Clergy Corner

Seeing with the Eye of the Heart

Sermon, Fourth Sunday in Lent, March 30 2014

St. John’s Church, Ithaca, NY

Deacon Daisy Kirkpatrick

1 Samuel 16:1-13, Psalm 23, Ephesians 5:8-14, John 9: 1-41


When I was a young child sitting here in a pew, or later in the St. Cecelia choir, I never dreamed that one day I would be preaching from this pulpit. But here I am. The Lord works in mysterious ways – he has brought me home. It is very good to be here.

 Today’s gospel about Jesus healing a blind man appears on the surface to be one more instance of the Pharisees picking on Jesus. But, as with so much of Scripture, it needs to be understood on more than one level.
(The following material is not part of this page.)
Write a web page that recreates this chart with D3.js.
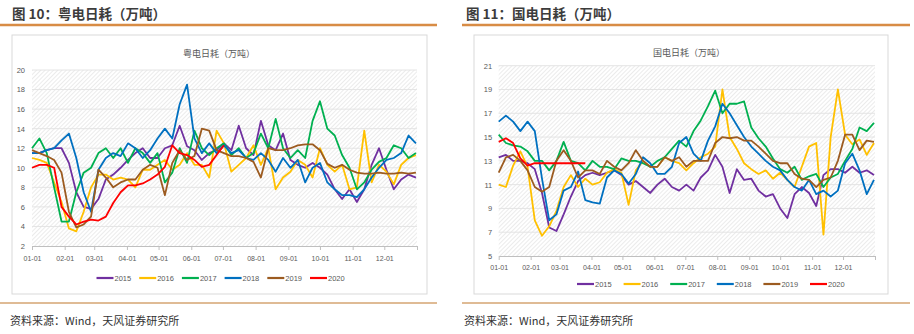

Jesus giving sight to a blind man is a metaphor for all of us coming to “see” as in understand. The Pharisees do not see; their minds and hearts are closed. They are primarily concerned with the letter of the Law and thus they are blind.

 We are all born blind. We start life completely self-centered and concerned only with our own wants and desires. This is necessary for our survival as infants. Much of our subsequent growth is about learning to allow others into our world, to not always have to be the center of attention, to learn humility and discretion. But that is not the end of the road. Part of the process of maturation is coming to know and love God. I think this may be what Jesus meant when he said, “I came into this world … so that those who do not see may see, and those who do see may become blind.”[1] I think he is talking about coming to “see” the love of God, but having come to love God, then becoming “blind” to the material things and social constructs of the outer world.

 This teaching is a little clearer in the Gospel of Thomas: “Jesus says, What your own eyes cannot see, your human ears do not hear, your physical hands cannot touch, and what is inconceivable to the human mind – that I will give to you!”[2]

 The Gospel of Thomas is one of the texts discovered in 1945 at Nag Hammadi in Egypt. This Gospel is not a story like the four canonical gospels but rather simply a collection of the sayings of Jesus. These sayings sometimes help to illuminate some of the more obscure parts of Jesus’ teachings.

 In today’s Gospel Jesus is teaching us about the world beyond the five senses and beyond the letter of the Law. Another passage from Thomas says, “Jesus says, Come to know the One in the presence before you, and everything hidden from you will be revealed. For there is nothing concealed that will not be revealed, and nothing buried that will not be raised.”[3]

 Jesus is talking about true seeing, true comprehension. This is the path of the heart. The opening words of the Rule of St. Benedict may be paraphrased, “Listen my child with the ear of your heart.”[4] Intellectual understanding can take us only so far. Eventually we need to let go of our mental constructs, be still, and open our hearts to the Spirit. Part of the blindness that Jesus talks about is the blindness brought on by attachment to an over-developed intellect. We need to move beyond our mental constructs and simply be, allowing ourselves to experience profound and fundamental intimacy with God.

 Richard Rohr says that there are three ways of seeing. We see the material world with our eyes as the sense of sight reveals form and color. Then we see with our minds; our intellectual understanding and training allow us to make sense of what we see. Finally the third way of seeing allows us to be simply present with the experience: our heart, mind, and body all open and aware. This deep moment of inner connection pulls us into the naked and undefended now. This is presence, pure being, connected with all that is.[5]

 Jesus would frequently withdraw for prayer after teaching the disciples and the crowds. He demonstrated the balance between an active life of service and an inner life of prayer. Allowing ourselves to simply be in the presence of God is an essential counterpoint to our busy lives. Only in quiet times of prayer and reflection can we come to know God.

 This is how we become light as Paul described in his letter to the Ephesians. This is the true seeing that Jesus talked about. And it is not only seeing with the light; Paul says, “in the Lord you are light.”[6] As we become filled with the knowledge and love of God we are filled with light and even become light and thus help others see.

 Quiet union, living every moment in the presence and awareness of God is true seeing. This is seeing with the eyes of the heart.

And now to Him whose Power working in us can do infinitely more than we can ask or imagine, to Him be glory in the Church and in Christ Jesus, forever and ever. Amen.[7]

[1] John 9:39
[2] Bauman, Lynn, trans., The Gospel of Thomas: Wisdom of the Twin, 2nd ed., White Cloud Press, Ashland OR, 2012, Logion 17, p. 40.
[3] Ibid., Logion 5,  p. 14.
[4] “Obsculta, o fili, praecepta magistri, et inclina aurem coris tui [Listen carefully, my son, to the master’s instructions, and attend to them with the ear of your heart.]” Fry, Timothy, ed., RB 1980: The Rule of St. Benedict, Liturgical Press, Collegeville, MN, 1981, pp. 156-157.
[5] Rohr, Richard, The Naked Now: Learning to See as the Mystics See, Crossroad, 2009, pp. 27-28.